I wasn't scared until this press conference: Will my windows break and shatter? Will my roof come off? Is a tree coming through my front wall? Let's hope not, but Michael Chertoff seems to think it's a distinct possibility.
In a moment of analytical clarity, I thought: maybe in our post-Katrina world, it's so politically damaging to preach calm before a potentially devastating hurricane, the officials opt in the other direction. Yet in Houston, after the Rita evacuation debacle (6 hours, 35 miles, no AC and a really hot and angry cat in my relatively mild case), there's also a strong sentiment to encourage people to shelter-in-place.

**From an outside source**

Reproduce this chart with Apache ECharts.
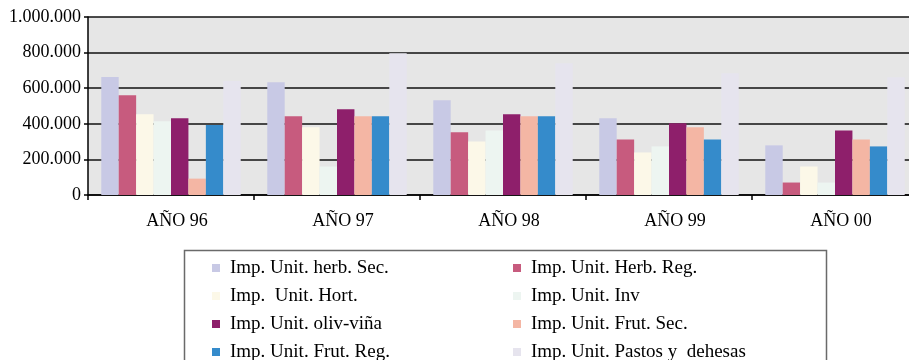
<!DOCTYPE html>
<html>
<head>
<meta charset="utf-8">
<script src="https://cdn.jsdelivr.net/npm/echarts@6/dist/echarts.min.js"></script>
<style>
  html, body { margin: 0; padding: 0; background: #fff; width: 909px; height: 360px; overflow: hidden; }
  /* the plot frame runs a little past the right edge of the page */
  #chart { width: 918px; height: 360px; }
</style>
</head>
<body>
<div id="chart"></div>
<script>
// Years on the category axis
const years = ['AÑO 96', 'AÑO 97', 'AÑO 98', 'AÑO 99', 'AÑO 00'];

// Series names (legend order)
const seriesNames = [
  'Imp. Unit. herb. Sec.',
  'Imp. Unit. Herb. Reg.',
  'Imp.  Unit. Hort.',
  'Imp. Unit. Inv',
  'Imp. Unit. oliv-viña',
  'Imp. Unit. Frut. Sec.',
  'Imp. Unit. Frut. Reg.',
  'Imp. Unit. Pastos y  dehesas'
];

// Unit amounts per year
const herbSec   = [663000, 634000, 533000, 431000, 279000];
const herbReg   = [561000, 442000, 352000, 312000,  70000];
const hort      = [454000, 380000, 301000, 239000, 160000];
const inv       = [414000, 160000, 363000, 273000,  70000];
const olivVina  = [431000, 482000, 454000, 403000, 363000];
const frutSec   = [ 92000, 442000, 442000, 380000, 312000];
const frutReg   = [393000, 442000, 442000, 312000, 273000];
const pastos    = [640000, 797000, 740000, 684000, 661000];

// Value-axis ticks
const yTicks = [0, 200000, 400000, 600000, 800000, 1000000];

const seriesData = [herbSec, herbReg, hort, inv, olivVina, frutSec, frutReg, pastos];
const colors = ['#C8C9E5', '#C75B7E', '#FCF8E8', '#EDF5F1', '#8E1F6B', '#F4B6A4', '#358BCB', '#E6E4EE'];

const FONT = "'Liberation Serif', 'Times New Roman', serif";

function fmtThousands(v) {
  return String(v).replace(/\B(?=(\d{3})+(?!\d))/g, '.');
}

const chart = echarts.init(document.getElementById('chart'), null, { renderer: 'canvas' });

const legendText = {
  fontFamily: FONT, fontSize: 19, color: '#000',
  lineHeight: 20, padding: [0, 0, 0, 5]
};

chart.setOption({
  animation: false,
  color: colors,
  grid: {
    left: 88, top: 17, right: 0, height: 178,
    show: true, backgroundColor: '#E6E6E6', borderWidth: 0,
    containLabel: false
  },
  legend: [
    {
      orient: 'vertical', left: 207, top: 253, height: 160,
      itemWidth: 8, itemHeight: 8, itemGap: 8, icon: 'rect',
      data: [seriesNames[0], seriesNames[2], seriesNames[4], seriesNames[6]],
      textStyle: legendText, selectedMode: false
    },
    {
      orient: 'vertical', left: 508, top: 253, height: 160,
      itemWidth: 8, itemHeight: 8, itemGap: 8, icon: 'rect',
      data: [seriesNames[1], seriesNames[3], seriesNames[5], seriesNames[7]],
      textStyle: legendText, selectedMode: false
    }
  ],
  graphic: [
    {
      type: 'rect', left: 182, top: 248, silent: true,
      shape: { width: 642, height: 140 },
      style: { fill: 'none', stroke: '#6a6a6a', lineWidth: 1.5 }
    }
  ],
  xAxis: {
    type: 'category',
    data: years,
    axisLine: { lineStyle: { color: '#000', width: 1.5 } },
    axisTick: { show: true, length: 5, lineStyle: { color: '#000', width: 1.5 } },
    axisLabel: {
      fontFamily: FONT, fontSize: 18, color: '#000',
      margin: 17, padding: [0, 0, 0, 12]
    },
    splitLine: { show: false }
  },
  yAxis: {
    type: 'value',
    min: yTicks[0], max: yTicks[yTicks.length - 1], interval: 200000,
    axisLine: { show: true, lineStyle: { color: '#000', width: 1.5 } },
    axisTick: { show: true, length: 4, lineStyle: { color: '#000', width: 1.5 } },
    axisLabel: {
      fontFamily: FONT, fontSize: 18, color: '#000', margin: 7,
      formatter: v => fmtThousands(v)
    },
    splitLine: { show: true, lineStyle: { color: '#111', width: 1.5 } }
  },
  series: seriesData.map((d, i) => ({
    name: seriesNames[i],
    type: 'bar',
    data: d,
    barGap: 0,
    barCategoryGap: '16%',
    itemStyle: { color: colors[i] }
  }))
});
</script>
</body>
</html>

Located between these two very different situations of mass chaos of the 2005 hurricane season, local and national officials understandably hedge their bets. I'm skeptical, though, of what this means for us on the ground. Who do you believe: the "this is not a Gustav; this is a serious storm" line from Chertoff, who as we know cannot appear anything less than 100% alert and concerned, or the "use common sense, we'll all be okay" message coming from Bill White who, Lord knows, can't deal with another 2 day traffic jam between Houston and points West.
Well, I shelter in place, with some friends, probably several gin and tonics, and our flashlights and candles.